--- BEGIN Material ---

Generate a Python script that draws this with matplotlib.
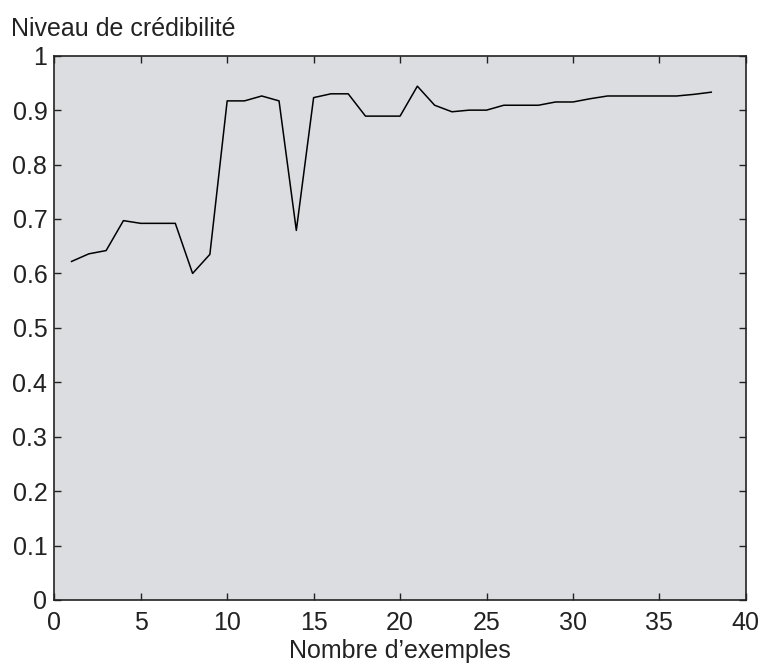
import numpy as np
import matplotlib.pyplot as plt

plt.rcParams['font.family'] = ['Liberation Sans', 'DejaVu Sans']

# number of examples vs credibility level
n_examples = np.arange(1, 39)
credibility = [0.622, 0.636, 0.642, 0.697, 0.692, 0.692, 0.692, 0.600, 0.635, 0.917,
               0.917, 0.926, 0.917, 0.679, 0.923, 0.930, 0.930, 0.889, 0.889, 0.889,
               0.944, 0.909, 0.897, 0.900, 0.900, 0.909, 0.909, 0.909, 0.915, 0.915,
               0.921, 0.926, 0.926, 0.926, 0.926, 0.926, 0.929, 0.933]

x_ticks = [0, 5, 10, 15, 20, 25, 30, 35, 40]
y_ticks = [0, 0.1, 0.2, 0.3, 0.4, 0.5, 0.6, 0.7, 0.8, 0.9, 1]
y_ticklabels = ['0', '0.1', '0.2', '0.3', '0.4', '0.5', '0.6', '0.7', '0.8', '0.9', '1']

txt = '#222222'

fig = plt.figure(figsize=(7.6, 6.64), dpi=100)
ax = fig.add_axes([0.0714, 0.0964, 0.910, 0.8197])
ax.set_facecolor('#dcdde0')

ax.plot(n_examples, credibility, color='black', linewidth=1.1)

ax.set_xlim(0, 40)
ax.set_ylim(0, 1)
ax.set_xticks(x_ticks)
ax.set_yticks(y_ticks)
ax.set_yticklabels(y_ticklabels)
ax.tick_params(direction='in', top=True, right=True, length=5, width=1,
               labelsize=18, color=txt, labelcolor=txt)
ax.tick_params(axis='x', pad=8)
ax.tick_params(axis='y', pad=5)
for s in ax.spines.values():
    s.set_linewidth(1.2)
    s.set_color(txt)

ax.set_xlabel('Nombre d\u2019exemples', fontsize=18, labelpad=3, color=txt)
fig.text(0.014, 0.957, 'Niveau de crédibilité', fontsize=18, ha='left', va='center', color=txt)

fig.savefig('out.png', dpi=100)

--- END Material ---

Work instructions:
Print the data above verbatim from the first line through the line holding "plt.rcParams['font.family'] = ['Liberation", leaving every picture out.

Solution for this exercise:
Generate a Python script that draws this with matplotlib.
import numpy as np
import matplotlib.pyplot as plt

plt.rcParams['font.family'] = ['Liberation Sans', 'DejaVu Sans']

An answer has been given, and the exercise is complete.